**REQUEST:** Would you transcribe the whole listing exactly, minus its pictures?

**DATA LINES:**
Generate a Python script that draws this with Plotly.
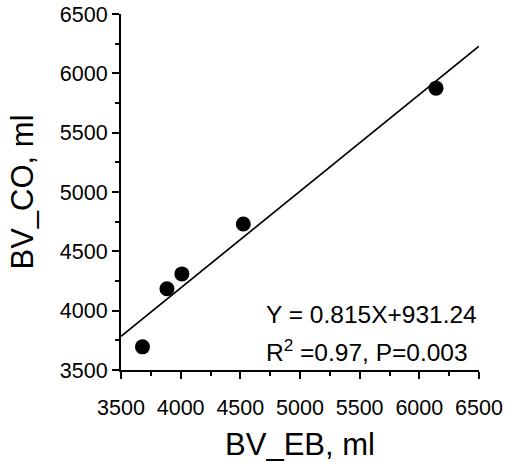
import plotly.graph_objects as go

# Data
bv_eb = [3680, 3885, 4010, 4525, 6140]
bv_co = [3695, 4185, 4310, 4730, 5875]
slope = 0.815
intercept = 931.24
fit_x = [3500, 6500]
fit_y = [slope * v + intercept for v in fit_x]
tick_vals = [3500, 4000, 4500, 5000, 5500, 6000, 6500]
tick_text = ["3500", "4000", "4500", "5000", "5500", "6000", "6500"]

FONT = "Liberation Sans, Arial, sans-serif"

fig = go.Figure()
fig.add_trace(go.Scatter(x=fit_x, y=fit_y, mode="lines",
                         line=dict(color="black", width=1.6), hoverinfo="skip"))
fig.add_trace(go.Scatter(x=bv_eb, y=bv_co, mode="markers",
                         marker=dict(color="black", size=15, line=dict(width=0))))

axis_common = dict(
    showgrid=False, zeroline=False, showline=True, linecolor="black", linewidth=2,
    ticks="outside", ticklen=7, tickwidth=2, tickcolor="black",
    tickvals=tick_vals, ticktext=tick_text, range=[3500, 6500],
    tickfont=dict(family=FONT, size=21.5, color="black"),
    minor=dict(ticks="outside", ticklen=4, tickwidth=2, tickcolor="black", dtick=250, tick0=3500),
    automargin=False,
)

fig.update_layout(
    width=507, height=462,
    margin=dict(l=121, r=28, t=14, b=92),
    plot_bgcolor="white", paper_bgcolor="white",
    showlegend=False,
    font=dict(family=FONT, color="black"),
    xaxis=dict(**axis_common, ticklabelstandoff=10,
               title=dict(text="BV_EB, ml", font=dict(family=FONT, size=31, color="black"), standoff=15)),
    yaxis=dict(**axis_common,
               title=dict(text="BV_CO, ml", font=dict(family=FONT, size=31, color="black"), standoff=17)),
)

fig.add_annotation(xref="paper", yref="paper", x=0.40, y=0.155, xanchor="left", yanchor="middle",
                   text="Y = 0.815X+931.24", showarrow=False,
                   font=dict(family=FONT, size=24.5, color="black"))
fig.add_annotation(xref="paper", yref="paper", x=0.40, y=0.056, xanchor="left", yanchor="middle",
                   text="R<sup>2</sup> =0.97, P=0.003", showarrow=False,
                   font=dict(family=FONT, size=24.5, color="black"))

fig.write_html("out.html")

**REPLY:**
Generate a Python script that draws this with Plotly.
import plotly.graph_objects as go

# Data
bv_eb = [3680, 3885, 4010, 4525, 6140]
bv_co = [3695, 4185, 4310, 4730, 5875]
slope = 0.815
intercept = 931.24
fit_x = [3500, 6500]
fit_y = [slope * v + intercept for v in fit_x]
tick_vals = [3500, 4000, 4500, 5000, 5500, 6000, 6500]
tick_text = ["3500", "4000", "4500", "5000", "5500", "6000", "6500"]

FONT = "Liberation Sans, Arial, sans-serif"

fig = go.Figure()
fig.add_trace(go.Scatter(x=fit_x, y=fit_y, mode="lines",
                         line=dict(color="black", width=1.6), hoverinfo="skip"))
fig.add_trace(go.Scatter(x=bv_eb, y=bv_co, mode="markers",
                         marker=dict(color="black", size=15, line=dict(width=0))))

axis_common = dict(
    showgrid=False, zeroline=False, showline=True, linecolor="black", linewidth=2,
    ticks="outside", ticklen=7, tickwidth=2, tickcolor="black",
    tickvals=tick_vals, ticktext=tick_text, range=[3500, 6500],
    tickfont=dict(family=FONT, size=21.5, color="black"),
    minor=dict(ticks="outside", ticklen=4, tickwidth=2, tickcolor="black", dtick=250, tick0=3500),
    automargin=False,
)

fig.update_layout(
    width=507, height=462,
    margin=dict(l=121, r=28, t=14, b=92),
    plot_bgcolor="white", paper_bgcolor="white",
    showlegend=False,
    font=dict(family=FONT, color="black"),
    xaxis=dict(**axis_common, ticklabelstandoff=10,
               title=dict(text="BV_EB, ml", font=dict(family=FONT, size=31, color="black"), standoff=15)),
    yaxis=dict(**axis_common,
               title=dict(text="BV_CO, ml", font=dict(family=FONT, size=31, color="black"), standoff=17)),
)

fig.add_annotation(xref="paper", yref="paper", x=0.40, y=0.155, xanchor="left", yanchor="middle",
                   text="Y = 0.815X+931.24", showarrow=False,
                   font=dict(family=FONT, size=24.5, color="black"))
fig.add_annotation(xref="paper", yref="paper", x=0.40, y=0.056, xanchor="left", yanchor="middle",
                   text="R<sup>2</sup> =0.97, P=0.003", showarrow=False,
                   font=dict(family=FONT, size=24.5, color="black"))

fig.write_html("out.html")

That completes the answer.